Goal —
Starting with the first line of the listing, quote each line exactly until and including the one with "plt.rcParams['axes.unicode_minus'] = False", leaving pictures out.

[begin Recorded information]

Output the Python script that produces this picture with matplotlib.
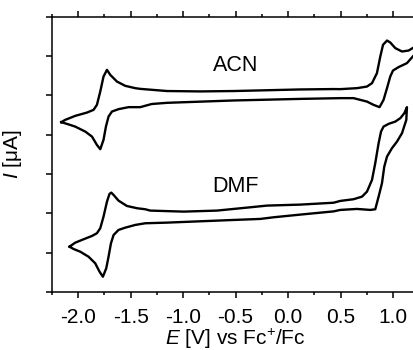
import numpy as np
import matplotlib
matplotlib.use('Agg')
import matplotlib.pyplot as plt
from matplotlib.ticker import MultipleLocator

plt.rcParams['font.family'] = ['Liberation Sans', 'DejaVu Sans']
plt.rcParams['mathtext.fontset'] = 'custom'
plt.rcParams['mathtext.rm'] = 'Liberation Sans'
plt.rcParams['mathtext.it'] = 'Liberation Sans:italic'
plt.rcParams['axes.unicode_minus'] = False

# ACN voltammogram: upper branch left -> right, then lower branch right -> left
acn_up_e = [-2.162, -2.124, -2.029, -1.917, -1.854, -1.822, -1.790, -1.759, -1.726,
            -1.695, -1.631, -1.552, -1.457, -1.409, -1.155, -0.837, -0.519, -0.201,
            0.116, 0.434, 0.498, 0.657, 0.752, 0.800, 0.847, 0.879, 0.905, 0.943,
            0.974, 1.022, 1.086, 1.149, 1.203, 1.23]
acn_up_i = [4.318, 4.377, 4.478, 4.562, 4.631, 4.758, 5.097, 5.478, 5.649,
            5.522, 5.351, 5.242, 5.183, 5.165, 5.11, 5.10, 5.11, 5.13,
            5.15, 5.16, 5.158, 5.183, 5.224, 5.310, 5.565, 5.987, 6.285, 6.394,
            6.344, 6.201, 6.115, 6.140, 6.226, 6.20]
acn_down_e = [1.203, 1.133, 1.053, 1.000, 0.974, 0.943, 0.910, 0.872, 0.815, 0.752,
              0.624, 0.498, 0.116, -0.201, -0.519, -0.837, -1.155, -1.30, -1.409,
              -1.520, -1.616, -1.679, -1.711, -1.736, -1.759, -1.790, -1.822, -1.869,
              -1.933, -2.029, -2.108, -2.162]
acn_down_i = [6.031, 5.819, 5.718, 5.631, 5.478, 5.183, 4.885, 4.700, 4.758, 4.842,
              4.929, 4.929, 4.91, 4.89, 4.87, 4.84, 4.81, 4.78, 4.700,
              4.700, 4.649, 4.588, 4.461, 4.206, 3.868, 3.631, 3.740, 3.952,
              4.079, 4.206, 4.275, 4.318]

# DMF voltammogram
dmf_up_e = [-2.083, -2.029, -1.949, -1.869, -1.822, -1.790, -1.759, -1.726, -1.702,
            -1.685, -1.663, -1.616, -1.536, -1.440, -1.361, -1.314, -0.996, -0.678,
            -0.360, -0.201, 0.116, 0.434, 0.498, 0.624, 0.705, 0.752, 0.800, 0.831,
            0.863, 0.886, 0.910, 0.958, 1.022, 1.070, 1.108, 1.133]
dmf_up_i = [1.153, 1.254, 1.341, 1.425, 1.494, 1.621, 1.916, 2.298, 2.494,
            2.527, 2.468, 2.323, 2.188, 2.130, 2.104, 2.07, 2.044, 2.07,
            2.154, 2.197, 2.222, 2.27, 2.316, 2.359, 2.425, 2.552, 2.850, 3.275,
            3.784, 4.079, 4.206, 4.275, 4.333, 4.420, 4.547, 4.700]
dmf_down_e = [1.127, 1.086, 1.038, 0.990, 0.943, 0.917, 0.895, 0.863, 0.831, 0.784,
              0.657, 0.498, 0.434, 0.116, -0.138, -0.265, -0.519, -0.837, -1.155,
              -1.361, -1.457, -1.552, -1.616, -1.663, -1.688, -1.711, -1.733, -1.765,
              -1.797, -1.838, -1.902, -1.981, -2.045, -2.083]
dmf_down_i = [4.377, 4.038, 3.824, 3.656, 3.443, 3.188, 2.766, 2.425, 2.104, 2.087,
              2.112, 2.087, 2.05, 1.968, 1.90, 1.858, 1.832, 1.798, 1.764,
              1.748, 1.705, 1.636, 1.578, 1.450, 1.239, 0.898, 0.603, 0.389,
              0.517, 0.730, 0.898, 1.025, 1.094, 1.153]

x_ticks = [-2.0, -1.5, -1.0, -0.5, 0.0, 0.5, 1.0]
y_ticks = [0, 1, 2, 3, 4, 5, 6, 7]

fig = plt.figure(figsize=(4.14, 3.5), dpi=100)
ax = fig.add_axes([0.1256, 0.1657, 0.887, 0.7866])

ax.plot(acn_up_e + acn_down_e, acn_up_i + acn_down_i, color='black', lw=1.7,
        solid_joinstyle='round')
ax.plot(dmf_up_e + dmf_down_e, dmf_up_i + dmf_down_i, color='black', lw=1.7,
        solid_joinstyle='round')

ax.text(-0.497, 5.61, 'ACN', ha='center', va='baseline', fontsize=15.5)
ax.text(-0.497, 2.55, 'DMF', ha='center', va='baseline', fontsize=15.5)

ax.set_xlim(-2.25, 1.25)
ax.set_ylim(0, 7)
ax.set_xticks(x_ticks)
ax.set_xticklabels(['%.1f' % v for v in x_ticks])
ax.xaxis.set_minor_locator(MultipleLocator(0.25))
ax.set_yticks(y_ticks)
ax.set_yticklabels([])

for s in ax.spines.values():
    s.set_linewidth(1.1)
ax.tick_params(which='both', direction='out', top=True, right=False, width=1.1,
               labelsize=15)
ax.tick_params(which='major', length=4.3, pad=7)
ax.tick_params(which='minor', length=2.5)

# the reference crops this label at the bottom edge; keep it just inside
ax.set_xlabel('$E$ [V] vs Fc$^{+}$/Fc', fontsize=15, labelpad=0.5)
ax.set_ylabel('$I$ [μA]', fontsize=15, labelpad=9)

fig.savefig('out.png', dpi=100)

[end Recorded information]

Solution for this problem —
Output the Python script that produces this picture with matplotlib.
import numpy as np
import matplotlib
matplotlib.use('Agg')
import matplotlib.pyplot as plt
from matplotlib.ticker import MultipleLocator

plt.rcParams['font.family'] = ['Liberation Sans', 'DejaVu Sans']
plt.rcParams['mathtext.fontset'] = 'custom'
plt.rcParams['mathtext.rm'] = 'Liberation Sans'
plt.rcParams['mathtext.it'] = 'Liberation Sans:italic'
plt.rcParams['axes.unicode_minus'] = False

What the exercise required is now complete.